Donnie Koonce

Personal information
- Born: June 13, 1959 (age 66) North Carolina, U.S.
- Listed height: 6 ft 3 in (1.91 m)
- Listed weight: 190 lb (86 kg)

Career information
- High school: Jones Senior (Trenton, North Carolina)
- College: Charlotte (1977–1981)
- NBA draft: 1981: 4th round, 89th overall pick
- Drafted by: Detroit Pistons
- Position: Forward / shooting guard
- Number: 30

Career history
- 1981–1982: Atlantic City Hi-Rollers
- 1982: Toyota Super Corollas
- 1983: San Miguel Beermen
- 1986: Alaska Milkmen

Career highlights
- 2× PBA champion (1982 Reinforced, 1982 Open); PBA Best Import (1982 Open);
- Stats at Basketball Reference

= Donnie Koonce =

American basketball player (born 1959)

Donnie Ray Koonce (born June 13, 1959) is a retired American basketball player.
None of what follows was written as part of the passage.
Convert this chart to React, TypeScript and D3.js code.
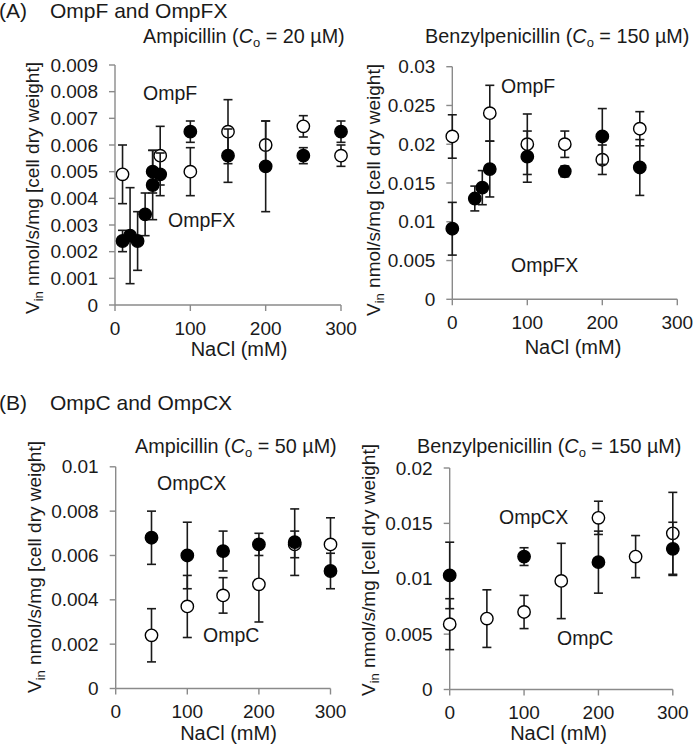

He was drafted in the fourth round of the 1981 NBA draft by the Detroit Pistons. Koonce was a member of the Pistons' runner-up entry in the 1981 Southern California Summer Pro league, appearing in all 13 contest. He played 3 seasons in the Philippine Basketball Association from 1982 to 1983 and 1986.

==PBA stint==
Koonce played a total of 62 games for Toyota Super Corollas in all three conferences of the 1982 season, averaging 26.37 points per game. In the season-ending Open Conference, he won Best Import honors, edging his Toyota teammate and resident import Andrew Fields by one point in the balloting. With Toyota under the "handicap rule" the following season, Koonce signed with the San Miguel Beermen and raised his average to 36.78 points a game in 46 outings with the Beermen.

Koonce returned in 1986 to play for newcomer Alaska Milk. In the Reinforced (first) Conference that year, he teamed up with Jerry Lee Eaves to lead the newest PBA franchise to a strong fourth-place finish. However, in the second round eliminations of the same conference, Koonce suffered a serious knee injury after a nasty fall. In the Open (third) Conference, he would return to play alongside another Best Import awardee and PBA veteran Norman Black, but it became obvious that the injury took its toll on his game prompting management to replace him after five games with Mike Morrison. This was to be his final appearance in the PBA.

==Post-basketball career==
After his PBA stint, Koonce earned his MBA from the University of Alabama at Birmingham and became a banking executive.